— start GIVEN DATA —

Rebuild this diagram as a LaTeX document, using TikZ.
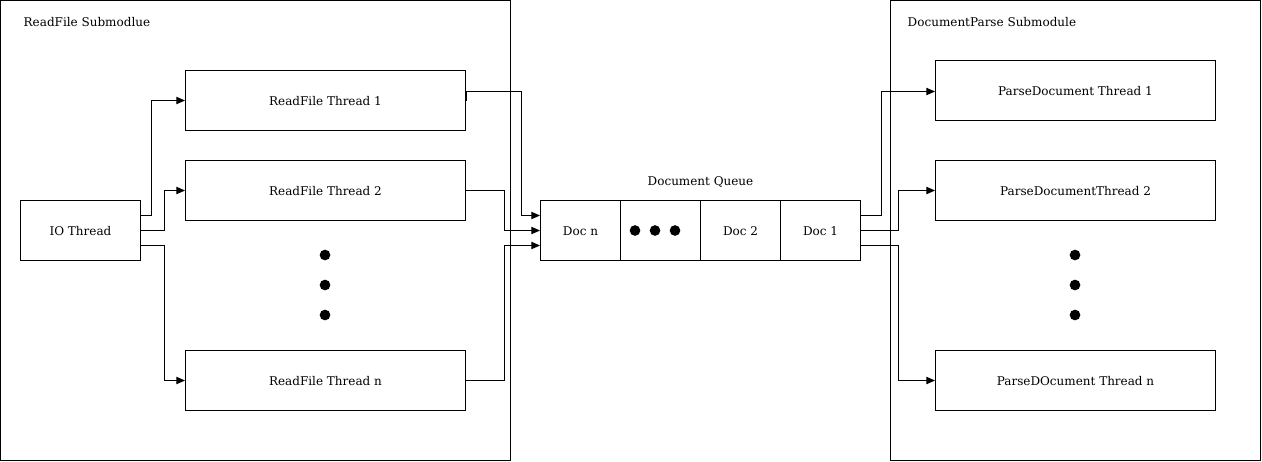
\documentclass[tikz,border=0pt]{standalone}
\usepackage{fontspec}
\setmainfont{DejaVu Serif}
\usetikzlibrary{arrows.meta}
\usetikzlibrary{calc}

\begin{document}
\begin{tikzpicture}[x=0.75pt, y=-0.75pt,
    every node/.style={font=\fontsize{9}{11}\selectfont},
    box/.style={draw, line width=0.75pt, minimum width=210pt, minimum height=45pt, inner sep=0pt, text height=8pt, text depth=0pt},
    cell/.style={draw, line width=0.75pt, minimum width=60pt, minimum height=45pt, inner sep=0pt, text height=8pt, text depth=0pt},
    arr/.style={line width=0.75pt, -{Triangle[length=6.5pt, width=5.5pt]}},
    dot/.style={circle, fill, inner sep=0pt, minimum size=8pt}]
  \useasboundingbox (0,0) rectangle (1262,461);

  % submodule frames
  \draw[line width=0.75pt] (0.5,0.5) rectangle (510.5,460.5);
  \draw[line width=0.75pt] (890.5,0.5) rectangle (1260.5,460.5);
  \node[anchor=west] (rtitle) at (19,22) {ReadFile Submodlue};
  \node[anchor=west] (ptitle) at (903,22) {DocumentParse Submodule};

  \node[draw, line width=0.75pt, minimum width=90pt, minimum height=45pt, inner sep=0pt, text height=8pt, text depth=0pt] (io) at (80.5,230.5) {IO Thread};

  \node[box] (rt1) at (325.5,100.5) {ReadFile Thread 1};
  \node[box] (rt2) at (325.5,190.5) {ReadFile Thread 2};
  \node[box] (rtn) at (325.5,380.5) {ReadFile Thread n};
  \node[dot] (rd1) at (325,255) {};
  \node[dot] (rd2) at (325,285) {};
  \node[dot] (rd3) at (325,315) {};

  \node (qtitle) at (700.5,182) {Document Queue};
  \node[cell] (docn) at (580.5,230.5) {Doc n};
  \node[cell] (qdots) at (660.5,230.5) {};
  \node[cell] (doc2) at (740.5,230.5) {Doc 2};
  \node[cell] (doc1) at (820.5,230.5) {Doc 1};
  \node[dot] (qd1) at (635,230.5) {};
  \node[dot] (qd2) at (655,230.5) {};
  \node[dot] (qd3) at (675,230.5) {};

  \node[box] (pt1) at (1075.5,90.5) {ParseDocument Thread 1};
  \node[box] (pt2) at (1075.5,190.5) {ParseDocumentThread 2};
  \node[box] (ptn) at (1075.5,380.5) {ParseDOcument Thread n};
  \node[dot] (pd1) at (1075,255) {};
  \node[dot] (pd2) at (1075,285) {};
  \node[dot] (pd3) at (1075,315) {};

  \draw[arr] ($(io.east)+(0,-15)$) -- ++(10,0) |- (rt1.west);
  \draw[arr] (io.east) -- ++(23,0) |- (rt2.west);
  \draw[arr] ($(io.east)+(0,15)$) -- ++(23,0) |- (rtn.west);

  \draw[arr] (rt1.east) -- ++(0,-9) -- ++(55,0) |- ($(docn.west)+(0,-15)$);
  \draw[arr] (rt2.east) -- ++(38,0) |- (docn.west);
  \draw[arr] (rtn.east) -- ++(38,0) |- ($(docn.west)+(0,15)$);

  \draw[arr] ($(doc1.east)+(0,-15)$) -- ++(20,0) |- ($(pt1.west)+(0,1)$);
  \draw[arr] (doc1.east) -- ++(37,0) |- (pt2.west);
  \draw[arr] ($(doc1.east)+(0,15)$) -- ++(37,0) |- (ptn.west);
\end{tikzpicture}
\end{document}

— end GIVEN DATA —

Go through the listing above and quote it exactly, apart from its images.

Rebuild this diagram as a LaTeX document, using TikZ.
\documentclass[tikz,border=0pt]{standalone}
\usepackage{fontspec}
\setmainfont{DejaVu Serif}
\usetikzlibrary{arrows.meta}
\usetikzlibrary{calc}

\begin{document}
\begin{tikzpicture}[x=0.75pt, y=-0.75pt,
    every node/.style={font=\fontsize{9}{11}\selectfont},
    box/.style={draw, line width=0.75pt, minimum width=210pt, minimum height=45pt, inner sep=0pt, text height=8pt, text depth=0pt},
    cell/.style={draw, line width=0.75pt, minimum width=60pt, minimum height=45pt, inner sep=0pt, text height=8pt, text depth=0pt},
    arr/.style={line width=0.75pt, -{Triangle[length=6.5pt, width=5.5pt]}},
    dot/.style={circle, fill, inner sep=0pt, minimum size=8pt}]
  \useasboundingbox (0,0) rectangle (1262,461);

  % submodule frames
  \draw[line width=0.75pt] (0.5,0.5) rectangle (510.5,460.5);
  \draw[line width=0.75pt] (890.5,0.5) rectangle (1260.5,460.5);
  \node[anchor=west] (rtitle) at (19,22) {ReadFile Submodlue};
  \node[anchor=west] (ptitle) at (903,22) {DocumentParse Submodule};

  \node[draw, line width=0.75pt, minimum width=90pt, minimum height=45pt, inner sep=0pt, text height=8pt, text depth=0pt] (io) at (80.5,230.5) {IO Thread};

  \node[box] (rt1) at (325.5,100.5) {ReadFile Thread 1};
  \node[box] (rt2) at (325.5,190.5) {ReadFile Thread 2};
  \node[box] (rtn) at (325.5,380.5) {ReadFile Thread n};
  \node[dot] (rd1) at (325,255) {};
  \node[dot] (rd2) at (325,285) {};
  \node[dot] (rd3) at (325,315) {};

  \node (qtitle) at (700.5,182) {Document Queue};
  \node[cell] (docn) at (580.5,230.5) {Doc n};
  \node[cell] (qdots) at (660.5,230.5) {};
  \node[cell] (doc2) at (740.5,230.5) {Doc 2};
  \node[cell] (doc1) at (820.5,230.5) {Doc 1};
  \node[dot] (qd1) at (635,230.5) {};
  \node[dot] (qd2) at (655,230.5) {};
  \node[dot] (qd3) at (675,230.5) {};

  \node[box] (pt1) at (1075.5,90.5) {ParseDocument Thread 1};
  \node[box] (pt2) at (1075.5,190.5) {ParseDocumentThread 2};
  \node[box] (ptn) at (1075.5,380.5) {ParseDOcument Thread n};
  \node[dot] (pd1) at (1075,255) {};
  \node[dot] (pd2) at (1075,285) {};
  \node[dot] (pd3) at (1075,315) {};

  \draw[arr] ($(io.east)+(0,-15)$) -- ++(10,0) |- (rt1.west);
  \draw[arr] (io.east) -- ++(23,0) |- (rt2.west);
  \draw[arr] ($(io.east)+(0,15)$) -- ++(23,0) |- (rtn.west);

  \draw[arr] (rt1.east) -- ++(0,-9) -- ++(55,0) |- ($(docn.west)+(0,-15)$);
  \draw[arr] (rt2.east) -- ++(38,0) |- (docn.west);
  \draw[arr] (rtn.east) -- ++(38,0) |- ($(docn.west)+(0,15)$);

  \draw[arr] ($(doc1.east)+(0,-15)$) -- ++(20,0) |- ($(pt1.west)+(0,1)$);
  \draw[arr] (doc1.east) -- ++(37,0) |- (pt2.west);
  \draw[arr] ($(doc1.east)+(0,15)$) -- ++(37,0) |- (ptn.west);
\end{tikzpicture}
\end{document}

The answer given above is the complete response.